*Exercise instructions*
Leave out the pictures and retype only the lines from the opening line to the line that holds "from matplotlib.textpath import text_to_path", both ends included.

*Data segment*

☆ ☆ ☆ ☆ ☆ ☆ ☆

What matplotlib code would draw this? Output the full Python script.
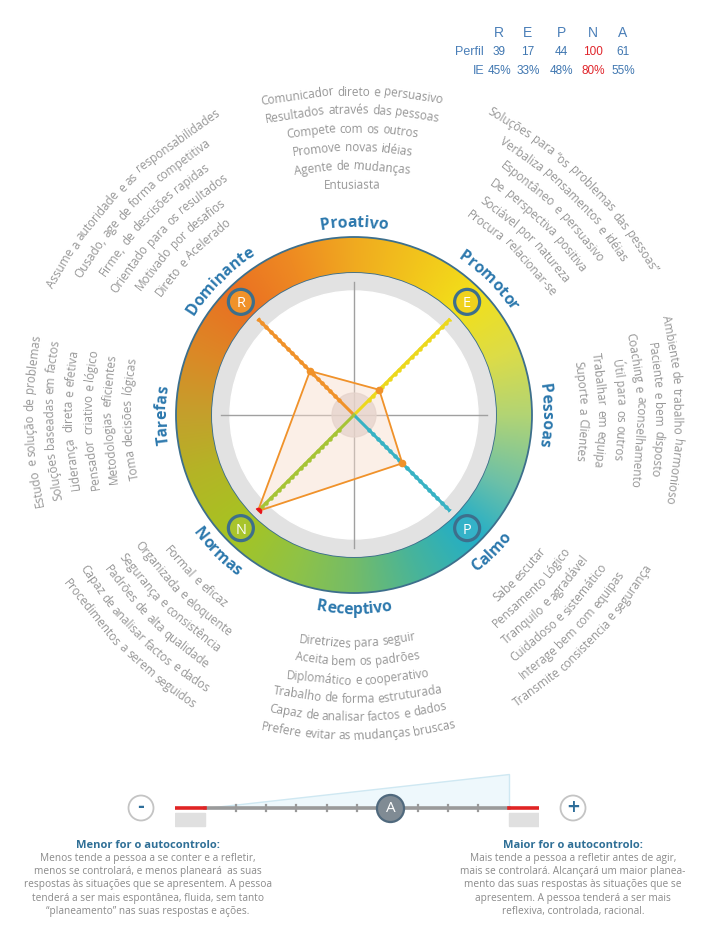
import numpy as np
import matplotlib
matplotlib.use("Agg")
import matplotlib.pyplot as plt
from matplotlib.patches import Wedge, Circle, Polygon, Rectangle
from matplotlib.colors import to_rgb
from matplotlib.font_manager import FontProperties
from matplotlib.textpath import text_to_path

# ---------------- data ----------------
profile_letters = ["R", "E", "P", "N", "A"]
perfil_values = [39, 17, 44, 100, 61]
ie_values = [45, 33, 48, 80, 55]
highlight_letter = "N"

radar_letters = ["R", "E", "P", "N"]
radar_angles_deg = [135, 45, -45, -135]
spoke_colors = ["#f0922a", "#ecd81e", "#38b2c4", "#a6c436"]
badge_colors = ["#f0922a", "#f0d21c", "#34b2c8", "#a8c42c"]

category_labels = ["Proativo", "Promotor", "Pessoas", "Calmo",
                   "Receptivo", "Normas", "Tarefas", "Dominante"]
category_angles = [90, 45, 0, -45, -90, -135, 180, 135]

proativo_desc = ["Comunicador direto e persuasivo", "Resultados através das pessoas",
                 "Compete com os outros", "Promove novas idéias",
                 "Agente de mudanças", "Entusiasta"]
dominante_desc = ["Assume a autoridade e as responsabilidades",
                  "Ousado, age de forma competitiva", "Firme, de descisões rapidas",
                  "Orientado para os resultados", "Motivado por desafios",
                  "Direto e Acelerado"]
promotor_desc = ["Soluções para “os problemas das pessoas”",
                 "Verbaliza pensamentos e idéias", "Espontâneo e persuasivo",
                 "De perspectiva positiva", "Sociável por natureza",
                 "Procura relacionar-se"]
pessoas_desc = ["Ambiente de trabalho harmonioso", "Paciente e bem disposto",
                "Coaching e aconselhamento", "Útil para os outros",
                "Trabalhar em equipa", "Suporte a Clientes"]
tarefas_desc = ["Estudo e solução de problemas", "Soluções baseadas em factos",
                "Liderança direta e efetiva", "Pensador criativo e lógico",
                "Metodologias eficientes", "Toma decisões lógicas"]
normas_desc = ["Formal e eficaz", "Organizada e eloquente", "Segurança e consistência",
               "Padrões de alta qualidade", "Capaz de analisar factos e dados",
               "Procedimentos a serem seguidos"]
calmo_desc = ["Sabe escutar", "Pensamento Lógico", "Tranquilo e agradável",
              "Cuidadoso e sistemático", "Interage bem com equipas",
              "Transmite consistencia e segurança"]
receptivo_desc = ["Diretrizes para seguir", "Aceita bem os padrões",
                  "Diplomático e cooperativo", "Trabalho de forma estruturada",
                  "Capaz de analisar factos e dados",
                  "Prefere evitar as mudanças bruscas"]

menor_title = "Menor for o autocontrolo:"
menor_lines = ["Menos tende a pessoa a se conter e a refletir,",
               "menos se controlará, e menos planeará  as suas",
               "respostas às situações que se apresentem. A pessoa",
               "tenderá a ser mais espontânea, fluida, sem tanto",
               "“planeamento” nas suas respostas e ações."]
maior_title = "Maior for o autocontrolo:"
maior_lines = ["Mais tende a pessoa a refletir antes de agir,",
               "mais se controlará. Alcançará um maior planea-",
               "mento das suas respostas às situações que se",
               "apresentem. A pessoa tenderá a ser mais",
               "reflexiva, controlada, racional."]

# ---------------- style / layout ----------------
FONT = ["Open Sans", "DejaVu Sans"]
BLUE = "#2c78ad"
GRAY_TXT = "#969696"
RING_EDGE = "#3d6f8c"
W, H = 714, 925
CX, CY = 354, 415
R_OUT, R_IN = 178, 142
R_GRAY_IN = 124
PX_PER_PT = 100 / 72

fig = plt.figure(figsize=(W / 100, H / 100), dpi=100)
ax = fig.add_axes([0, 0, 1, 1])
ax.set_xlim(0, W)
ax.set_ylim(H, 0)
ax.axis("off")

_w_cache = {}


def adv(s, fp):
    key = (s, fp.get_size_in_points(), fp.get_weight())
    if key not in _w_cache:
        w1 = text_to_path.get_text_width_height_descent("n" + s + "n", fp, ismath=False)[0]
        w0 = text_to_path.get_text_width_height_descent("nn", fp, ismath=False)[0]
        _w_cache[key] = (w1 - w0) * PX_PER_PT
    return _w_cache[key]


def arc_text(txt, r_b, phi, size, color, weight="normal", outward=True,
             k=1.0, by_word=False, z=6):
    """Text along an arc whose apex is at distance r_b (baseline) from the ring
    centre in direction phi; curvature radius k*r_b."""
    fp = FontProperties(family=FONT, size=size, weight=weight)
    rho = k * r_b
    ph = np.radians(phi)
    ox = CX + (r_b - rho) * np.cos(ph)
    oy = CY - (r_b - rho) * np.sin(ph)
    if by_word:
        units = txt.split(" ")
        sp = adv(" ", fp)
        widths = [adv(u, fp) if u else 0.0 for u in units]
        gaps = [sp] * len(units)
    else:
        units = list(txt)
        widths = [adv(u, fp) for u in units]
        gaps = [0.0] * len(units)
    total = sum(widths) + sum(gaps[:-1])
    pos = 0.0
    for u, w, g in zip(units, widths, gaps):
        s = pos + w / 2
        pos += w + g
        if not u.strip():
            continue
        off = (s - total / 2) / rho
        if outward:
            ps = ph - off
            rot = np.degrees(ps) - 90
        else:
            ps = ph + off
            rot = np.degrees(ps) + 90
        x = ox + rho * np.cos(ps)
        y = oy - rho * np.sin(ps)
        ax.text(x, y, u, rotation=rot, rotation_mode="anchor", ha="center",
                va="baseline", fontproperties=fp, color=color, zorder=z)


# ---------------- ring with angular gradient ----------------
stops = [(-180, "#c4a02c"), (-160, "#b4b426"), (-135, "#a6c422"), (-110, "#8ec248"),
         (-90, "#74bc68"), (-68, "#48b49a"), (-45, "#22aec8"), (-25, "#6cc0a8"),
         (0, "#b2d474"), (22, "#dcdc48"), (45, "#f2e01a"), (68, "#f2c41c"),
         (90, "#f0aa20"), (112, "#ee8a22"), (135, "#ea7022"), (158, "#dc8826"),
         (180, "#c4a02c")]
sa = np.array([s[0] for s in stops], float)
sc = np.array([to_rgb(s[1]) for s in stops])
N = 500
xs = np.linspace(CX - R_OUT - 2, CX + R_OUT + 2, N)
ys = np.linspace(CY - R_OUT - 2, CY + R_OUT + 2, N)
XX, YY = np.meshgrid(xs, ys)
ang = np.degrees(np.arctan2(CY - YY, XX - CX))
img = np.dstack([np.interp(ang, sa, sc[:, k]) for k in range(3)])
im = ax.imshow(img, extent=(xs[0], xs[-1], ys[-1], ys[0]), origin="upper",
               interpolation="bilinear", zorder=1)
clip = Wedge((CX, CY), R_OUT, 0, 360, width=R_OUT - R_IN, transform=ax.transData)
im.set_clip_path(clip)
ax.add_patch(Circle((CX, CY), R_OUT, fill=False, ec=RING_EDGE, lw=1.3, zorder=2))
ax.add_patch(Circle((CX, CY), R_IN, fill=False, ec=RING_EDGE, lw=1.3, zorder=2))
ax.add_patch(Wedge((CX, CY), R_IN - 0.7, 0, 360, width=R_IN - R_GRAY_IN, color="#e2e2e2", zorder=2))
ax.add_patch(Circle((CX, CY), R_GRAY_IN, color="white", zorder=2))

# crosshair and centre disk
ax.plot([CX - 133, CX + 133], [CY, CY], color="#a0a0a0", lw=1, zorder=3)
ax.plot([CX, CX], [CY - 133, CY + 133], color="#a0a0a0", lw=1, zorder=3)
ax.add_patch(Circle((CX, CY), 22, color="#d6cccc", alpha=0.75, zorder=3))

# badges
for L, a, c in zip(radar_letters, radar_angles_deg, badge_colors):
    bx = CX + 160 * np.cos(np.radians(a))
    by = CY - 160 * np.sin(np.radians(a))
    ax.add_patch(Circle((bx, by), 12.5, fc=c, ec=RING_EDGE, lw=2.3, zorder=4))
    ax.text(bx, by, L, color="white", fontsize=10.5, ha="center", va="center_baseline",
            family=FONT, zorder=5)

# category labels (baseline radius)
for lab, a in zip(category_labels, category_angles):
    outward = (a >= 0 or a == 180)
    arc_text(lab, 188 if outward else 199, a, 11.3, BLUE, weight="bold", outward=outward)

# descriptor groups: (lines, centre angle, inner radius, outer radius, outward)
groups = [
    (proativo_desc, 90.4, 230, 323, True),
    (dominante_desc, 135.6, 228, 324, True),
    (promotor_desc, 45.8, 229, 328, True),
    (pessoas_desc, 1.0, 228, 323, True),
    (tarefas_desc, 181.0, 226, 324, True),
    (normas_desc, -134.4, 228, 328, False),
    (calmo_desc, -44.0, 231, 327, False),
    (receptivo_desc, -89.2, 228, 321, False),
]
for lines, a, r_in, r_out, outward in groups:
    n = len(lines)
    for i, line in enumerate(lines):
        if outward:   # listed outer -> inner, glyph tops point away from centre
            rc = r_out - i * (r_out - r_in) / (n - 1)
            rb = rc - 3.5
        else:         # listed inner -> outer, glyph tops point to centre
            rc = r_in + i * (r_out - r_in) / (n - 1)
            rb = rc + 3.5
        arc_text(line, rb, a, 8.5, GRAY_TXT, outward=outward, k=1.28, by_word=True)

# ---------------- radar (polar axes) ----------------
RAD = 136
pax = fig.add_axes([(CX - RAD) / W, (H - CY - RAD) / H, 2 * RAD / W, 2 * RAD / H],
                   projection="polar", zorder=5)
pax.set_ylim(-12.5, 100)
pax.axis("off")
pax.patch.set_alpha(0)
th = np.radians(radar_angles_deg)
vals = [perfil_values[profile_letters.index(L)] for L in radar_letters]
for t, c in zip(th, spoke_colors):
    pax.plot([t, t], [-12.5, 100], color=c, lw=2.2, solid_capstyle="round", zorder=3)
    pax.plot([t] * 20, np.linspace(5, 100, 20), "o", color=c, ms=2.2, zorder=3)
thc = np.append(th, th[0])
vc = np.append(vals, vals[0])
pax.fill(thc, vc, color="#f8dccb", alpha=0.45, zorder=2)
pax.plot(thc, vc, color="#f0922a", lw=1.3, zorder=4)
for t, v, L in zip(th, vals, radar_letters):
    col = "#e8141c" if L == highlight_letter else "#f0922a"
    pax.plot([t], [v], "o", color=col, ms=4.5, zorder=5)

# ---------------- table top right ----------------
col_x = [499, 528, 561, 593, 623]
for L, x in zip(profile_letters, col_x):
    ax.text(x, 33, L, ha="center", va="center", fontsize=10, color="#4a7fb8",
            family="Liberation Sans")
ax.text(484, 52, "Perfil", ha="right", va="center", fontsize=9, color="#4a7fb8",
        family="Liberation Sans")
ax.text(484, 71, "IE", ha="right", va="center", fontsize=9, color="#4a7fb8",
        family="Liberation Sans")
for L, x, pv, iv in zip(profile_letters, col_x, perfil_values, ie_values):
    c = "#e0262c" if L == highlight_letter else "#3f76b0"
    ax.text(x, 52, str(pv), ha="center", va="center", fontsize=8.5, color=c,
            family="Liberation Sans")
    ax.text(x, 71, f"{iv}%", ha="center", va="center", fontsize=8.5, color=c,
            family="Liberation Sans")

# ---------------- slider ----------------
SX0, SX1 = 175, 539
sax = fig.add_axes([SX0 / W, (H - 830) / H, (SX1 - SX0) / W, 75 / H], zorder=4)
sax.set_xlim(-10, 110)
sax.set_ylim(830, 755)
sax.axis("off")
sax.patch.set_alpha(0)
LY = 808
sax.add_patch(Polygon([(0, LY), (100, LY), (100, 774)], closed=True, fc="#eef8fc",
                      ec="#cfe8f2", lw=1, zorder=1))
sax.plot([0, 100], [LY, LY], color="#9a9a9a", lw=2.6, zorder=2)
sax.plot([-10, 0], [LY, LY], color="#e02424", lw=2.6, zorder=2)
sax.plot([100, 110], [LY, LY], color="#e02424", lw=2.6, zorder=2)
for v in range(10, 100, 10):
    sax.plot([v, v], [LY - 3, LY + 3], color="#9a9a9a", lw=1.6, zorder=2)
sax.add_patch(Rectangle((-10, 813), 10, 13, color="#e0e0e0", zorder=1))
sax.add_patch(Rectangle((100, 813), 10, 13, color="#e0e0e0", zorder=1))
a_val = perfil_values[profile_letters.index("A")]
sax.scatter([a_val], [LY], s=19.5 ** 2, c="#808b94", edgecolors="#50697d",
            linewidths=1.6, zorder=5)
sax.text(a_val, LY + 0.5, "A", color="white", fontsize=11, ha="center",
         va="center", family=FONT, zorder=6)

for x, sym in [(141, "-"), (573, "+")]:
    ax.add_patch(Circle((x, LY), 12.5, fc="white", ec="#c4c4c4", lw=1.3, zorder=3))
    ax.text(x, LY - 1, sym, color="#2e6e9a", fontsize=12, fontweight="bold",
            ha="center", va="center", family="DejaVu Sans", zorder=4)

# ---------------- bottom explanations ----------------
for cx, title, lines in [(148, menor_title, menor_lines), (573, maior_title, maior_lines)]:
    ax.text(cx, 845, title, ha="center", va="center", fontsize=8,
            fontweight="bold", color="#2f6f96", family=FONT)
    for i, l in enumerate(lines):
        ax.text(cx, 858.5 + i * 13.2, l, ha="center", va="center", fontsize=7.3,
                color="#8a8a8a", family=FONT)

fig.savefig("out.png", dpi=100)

☆ ☆ ☆ ☆ ☆ ☆ ☆

*In response*
What matplotlib code would draw this? Output the full Python script.
import numpy as np
import matplotlib
matplotlib.use("Agg")
import matplotlib.pyplot as plt
from matplotlib.patches import Wedge, Circle, Polygon, Rectangle
from matplotlib.colors import to_rgb
from matplotlib.font_manager import FontProperties
from matplotlib.textpath import text_to_path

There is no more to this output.